Secondary Currents

The Beaver Kill joins the East Branch Delaware: No doubt where the main run of the current is here, but are you noticing the secondary currents easing along o’er the rocky flat in the foreground?

I had one of those tough days late last week, the kind where the opportunities you hoped for just refused to materialize. The trout were spread out and there were very few flies on the water even as prime time rolled around, so I wasn’t doing much fishing as I was fruitlessly waiting. I found myself with a brief and difficult window, eventually.

The water I was trying to fish was low as were most of our rivers, and that restricted my movement significantly.
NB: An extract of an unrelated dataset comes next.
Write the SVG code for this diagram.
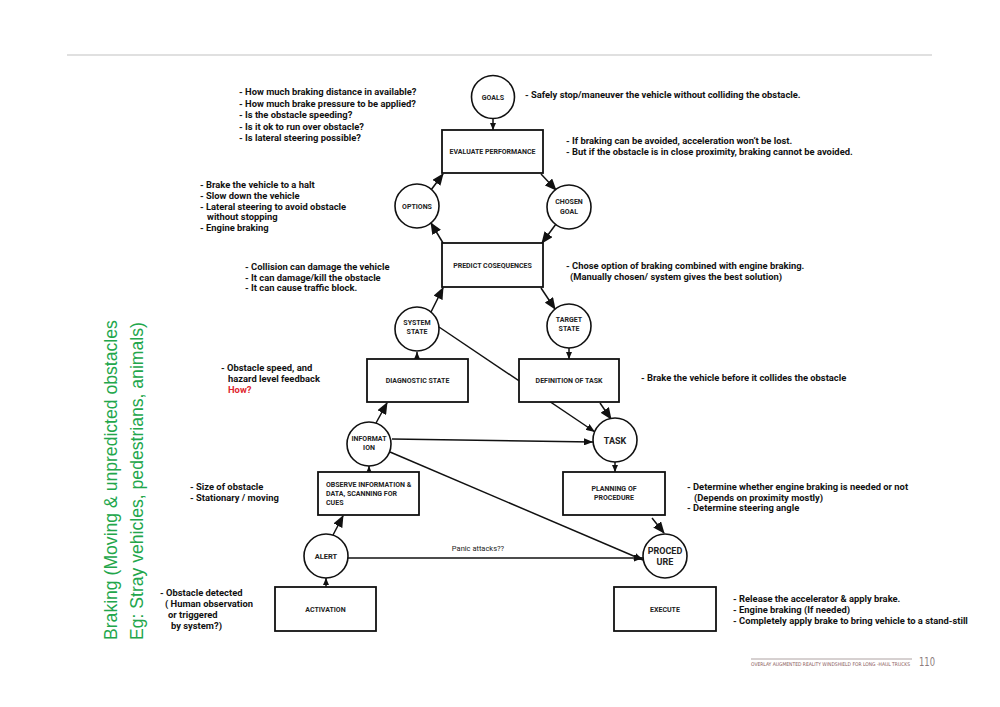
<svg xmlns="http://www.w3.org/2000/svg" width="1000" height="707" viewBox="0 0 1000 707">
<style>
.box{fill:#fff;stroke:#111;stroke-width:1.8}
.cir{fill:#fff;stroke:#111;stroke-width:1.6}
.nt{font-family:Roboto,"Liberation Sans",sans-serif;font-weight:bold;font-size:7px;fill:#222;text-anchor:middle}
.ann{font-family:Roboto,"Liberation Sans",sans-serif;font-weight:bold;font-size:9.4px;fill:#111}
.con{stroke:#111;stroke-width:1.5;fill:none}
.green{font-family:"Liberation Sans",Arial,sans-serif;font-size:17.6px;fill:#22a64b}
</style>
<defs>
<marker id="big" markerUnits="userSpaceOnUse" markerWidth="12" markerHeight="10" refX="11" refY="5" orient="auto" viewBox="0 0 12 10"><path d="M0,0 L12,5 L0,10 z" fill="#111"/></marker>
<marker id="small" markerUnits="userSpaceOnUse" markerWidth="7" markerHeight="6" refX="7" refY="3" orient="auto" viewBox="0 0 7 6"><path d="M0,0 L7,3 L0,6 z" fill="#111"/></marker>
<marker id="mid" markerUnits="userSpaceOnUse" markerWidth="9" markerHeight="7" refX="9" refY="3.5" orient="auto" viewBox="0 0 9 7"><path d="M0,0 L9,3.5 L0,7 z" fill="#111"/></marker>
</defs>
<rect width="1000" height="707" fill="#fff"/>
<line x1="67" y1="55" x2="932" y2="55" stroke="#d6d6d6" stroke-width="1.5"/>

<g id="connectors">
<line class="con" x1="493" y1="119" x2="493" y2="130" marker-end="url(#small)"/>
<line class="con" x1="431" y1="190" x2="443" y2="174" marker-end="url(#big)"/>
<line class="con" x1="541" y1="174" x2="556" y2="190" marker-end="url(#big)"/>
<line class="con" x1="556" y1="224" x2="542" y2="243" marker-end="url(#big)"/>
<line class="con" x1="443" y1="243" x2="431" y2="223" marker-end="url(#big)"/>
<line class="con" x1="431" y1="312" x2="443" y2="288" marker-end="url(#big)"/>
<line class="con" x1="541" y1="288" x2="555" y2="309" marker-end="url(#big)"/>
<line class="con" x1="417" y1="359" x2="417" y2="352" marker-end="url(#small)"/>
<line class="con" x1="569" y1="348" x2="569" y2="359" marker-end="url(#small)"/>
<line class="con" x1="439" y1="327" x2="595" y2="432" marker-end="url(#mid)"/>
<line class="con" x1="600" y1="403" x2="611" y2="419" marker-end="url(#big)"/>
<line class="con" x1="376" y1="423" x2="387" y2="403" marker-end="url(#big)"/>
<line class="con" x1="392" y1="439" x2="593" y2="442" marker-end="url(#mid)"/>
<line class="con" x1="390" y1="452" x2="643" y2="560" marker-end="url(#mid)"/>
<line class="con" x1="369" y1="472" x2="369" y2="466" marker-end="url(#small)"/>
<line class="con" x1="333" y1="535" x2="343" y2="516" marker-end="url(#big)"/>
<line class="con" x1="326" y1="587" x2="326" y2="578" marker-end="url(#small)"/>
<line class="con" x1="348" y1="558" x2="643" y2="558" marker-end="url(#mid)"/>
<line class="con" x1="615" y1="462" x2="615" y2="472" marker-end="url(#small)"/>
<line class="con" x1="652" y1="518" x2="664" y2="533" marker-end="url(#big)"/>
<text x="478" y="551" font-family="Roboto,'Liberation Sans',sans-serif" font-size="7.5" fill="#222" text-anchor="middle">Panic attacks??</text>
</g>

<g id="goals"><circle class="cir" cx="493" cy="97" r="21.5"/><text class="nt" x="493" y="100">GOALS</text></g>
<g id="evaluate"><rect class="box" x="442" y="130" width="101" height="43"/><text class="nt" x="492.5" y="154">EVALUATE PERFORMANCE</text></g>
<g id="options"><circle class="cir" cx="417" cy="206" r="22"/><text class="nt" x="417" y="209">OPTIONS</text></g>
<g id="chosen"><circle class="cir" cx="569" cy="207" r="22"/><text class="nt" x="569" y="204">CHOSEN</text><text class="nt" x="569" y="214">GOAL</text></g>
<g id="predict"><rect class="box" x="442" y="243" width="101" height="44"/><text class="nt" x="492.5" y="268">PREDICT COSEQUENCES</text></g>
<g id="system"><circle class="cir" cx="417" cy="329" r="22"/><text class="nt" x="417" y="325">SYSTEM</text><text class="nt" x="417" y="334">STATE</text></g>
<g id="target"><circle class="cir" cx="569" cy="326" r="22"/><text class="nt" x="569" y="322">TARGET</text><text class="nt" x="569" y="331">STATE</text></g>
<g id="diagnostic"><rect class="box" x="367" y="359" width="101" height="43"/><text class="nt" x="417.5" y="383">DIAGNOSTIC STATE</text></g>
<g id="definition"><rect class="box" x="519" y="359" width="100" height="43"/><text class="nt" x="569" y="383">DEFINITION OF TASK</text></g>
<g id="information"><circle class="cir" cx="369" cy="444" r="22"/><text class="nt" x="369" y="441">INFORMAT</text><text class="nt" x="369" y="450">ION</text></g>
<g id="task"><circle class="cir" cx="615" cy="440" r="22"/><text class="nt" x="615" y="444" style="font-size:9px">TASK</text></g>
<g id="observe"><rect class="box" x="318" y="472" width="101" height="43"/>
<text class="nt" style="text-anchor:start" x="326" y="487">OBSERVE INFORMATION &amp;</text>
<text class="nt" style="text-anchor:start" x="326" y="496">DATA, SCANNING FOR</text>
<text class="nt" style="text-anchor:start" x="326" y="505">CUES</text></g>
<g id="planning"><rect class="box" x="563" y="472" width="102" height="43"/><text class="nt" x="614" y="491">PLANNING OF</text><text class="nt" x="614" y="500">PROCEDURE</text></g>
<g id="alert"><circle class="cir" cx="326" cy="556" r="22"/><text class="nt" x="326" y="559" style="font-size:7.5px">ALERT</text></g>
<g id="procedure"><circle class="cir" cx="665" cy="556" r="22"/><text class="nt" x="665" y="554" style="font-size:9px">PROCED</text><text class="nt" x="665" y="565" style="font-size:9px">URE</text></g>
<g id="activation"><rect class="box" x="275" y="587" width="101" height="44"/><text class="nt" x="325.5" y="612">ACTIVATION</text></g>
<g id="execute"><rect class="box" x="614" y="587" width="102" height="44"/><text class="nt" x="665" y="612">EXECUTE</text></g>

<g id="annotations">
<text class="ann" x="239" y="95">- How much braking distance in available?</text>
<text class="ann" x="239" y="106.5">- How much brake pressure to be applied?</text>
<text class="ann" x="239" y="118">- Is the obstacle speeding?</text>
<text class="ann" x="239" y="129.5">- Is it ok to run over obstacle?</text>
<text class="ann" x="239" y="141">- Is lateral steering possible?</text>
<text class="ann" x="525" y="98">- Safely stop/maneuver the vehicle without colliding the obstacle.</text>
<text class="ann" x="566" y="144">- If braking can be avoided, acceleration won’t be lost.</text>
<text class="ann" x="566" y="155">- But if the obstacle is in close proximity, braking cannot be avoided.</text>
<text class="ann" x="200" y="188">- Brake the vehicle to a halt</text>
<text class="ann" x="200" y="199">- Slow down the vehicle</text>
<text class="ann" x="200" y="209.5">- Lateral steering to avoid obstacle</text>
<text class="ann" x="207" y="220">without stopping</text>
<text class="ann" x="200" y="231">- Engine braking</text>
<text class="ann" x="245" y="270">- Collision can damage the vehicle</text>
<text class="ann" x="245" y="280.5">- It can damage/kill the obstacle</text>
<text class="ann" x="245" y="291">- It can cause traffic block.</text>
<text class="ann" x="566" y="268.5">- Chose option of braking combined with engine braking.</text>
<text class="ann" x="570" y="279.5">(Manually chosen/ system gives the best solution)</text>
<text class="ann" x="641" y="381">- Brake the vehicle before it collides the obstacle</text>
<text class="ann" x="221" y="371">- Obstacle speed, and</text>
<text class="ann" x="228" y="382">hazard level feedback</text>
<text class="ann" x="228" y="393" style="fill:#e0262e">How?</text>
<text class="ann" x="190" y="490">- Size of obstacle</text>
<text class="ann" x="190" y="500.5">- Stationary / moving</text>
<text class="ann" x="687" y="490">- Determine whether engine braking is needed or not</text>
<text class="ann" x="694" y="500.5">(Depends on proximity mostly)</text>
<text class="ann" x="687" y="511">- Determine steering angle</text>
<text class="ann" x="160" y="596">- Obstacle detected</text>
<text class="ann" x="165" y="607">( Human observation</text>
<text class="ann" x="168" y="618">or triggered</text>
<text class="ann" x="171" y="629">by system?)</text>
<text class="ann" x="733" y="602">- Release the accelerator &amp; apply brake.</text>
<text class="ann" x="733" y="613">- Engine braking (If needed)</text>
<text class="ann" x="733" y="624">- Completely apply brake to bring vehicle to a stand-still</text>
</g>

<g id="sidebar">
<text class="green" transform="translate(117,640) rotate(-90)">Braking (Moving &amp; unpredicted obstacles</text>
<text class="green" transform="translate(143,640) rotate(-90)">Eg: Stray vehicles, pedestrians, animals)</text>
</g>

<g id="footer">
<line x1="751" y1="659" x2="912" y2="659" stroke="#9a8a8a" stroke-width="0.8"/>
<text x="751" y="666" font-family="'DejaVu Sans Condensed','Liberation Sans',sans-serif" font-size="5" fill="#8a5a5a" textLength="159" lengthAdjust="spacingAndGlyphs">OVERLAY AUGMENTED REALITY WINDSHIELD FOR LONG -HAUL TRUCKS</text>
<text x="919" y="666" font-family="'DejaVu Sans Condensed','Liberation Sans',sans-serif" font-size="12" fill="#8c7c7c" textLength="16" lengthAdjust="spacingAndGlyphs">110</text>
</g>
</svg>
Wandering around in low water just alerts all of those trout you don’t see rising, with the result that they don’t rise when the day’s sparse allotment of mayflies finally gets going.

I waded very slowly and set myself up to be able to reach a long line of drift where the main current carries most of the stuff on the surface, bubbles, miscellaneous vegetative matter and bugs over some of the best bottom habitat in the area. That is usually the right plan under tough conditions like these, but it wasn’t on that day.

There is a secondary current that spreads down along the near bank of that pool. It is very subtle, unnoticeable in low flows, unless there happen to be flies on the water. As I was standing stone still and carefully watching the prime lies across the river, I heard a little plop or two that sounded like it could have been behind me. Thinking a fish might have risen quietly well downstream, I didn’t trust the directionality of my ears, and kept concentrating on that main line of drift. There was simply nothing doing out there.

Eventually, a few mayflies started to show, and I truly expected my patience to pay off. It didn’t, but I did hear another plop or two and turned around to watch that secondary current. Sure enough, there were a few flies coming down through the back door hallway, and a trout was taking advantage of them.

Wide rings spread from a soft rise in a secondary current. (Photo courtesy Chuck Coronato)

As the number of flies increased, I found four or five trout spread out over an area some thirty feet wide and one hundred feet long, all of them fairly close to the shallow bank. They were not holding position, but each trout was cruising around a small area. Once they got going though, I was pretty well trapped. These were good fish, I know because I encountered this same situation a few seasons ago in this area, during another early spring low water scenario. There was no way these fish were going to allow me to move into a favorable casting position to fish them, leaving me with trying to take advantage of what would be the afternoon’s only opportunity via long casts nearly straight downstream.

It was a flat light kind of day, so I was looking straight into widespread glare as I tried to watch my fly, casting and mending to feed it to one of these moving targets. When I can’t see my fly at the take, I tend to get antsy sometimes, and this was one of those times. On a downstream presentation like this, you have to wait a little longer before you raise your rod to strike a taking fish. I know that very well, but losing sight of my fly and that antsy feeling undoes things.

I was a bit too early when I thought the nearest fish took my fly, and I pulled it right out of his mouth. Of course, that raised my frustration level and made me do the same thing again. Self-defeating prophecy – same result for number three, though he actually started to pull, hard, before he opened his mouth and let go of my fly. I don’t believe he was even hooked. I think he clamped down on the fly and then decided to let go when it pulled back. That is all the time Nature allowed, for the flies stopped coming within moments. That is definitely fishing.

I have found feeding fish in secondary current situations before, though it usually happens in areas where the trout are rarely disturbed and not on our hard fished Catskill rivers. I recognized the possibility before anything happened, but I remained intent upon the more likely water near the other side of the river. The result was really just the luck of the draw; it wasn’t going to be my day.

If I had it to do over again, I would have moved into a position earlier, setting up for the rare chance of the action happening on the thread of that secondary current. If it hadn’t, and that was really the most likely outcome, I would have been easily able to move into position to work the main run without spooking trout beginning to feed in that wider, deeper section of water. Might have turned out to be my day after all.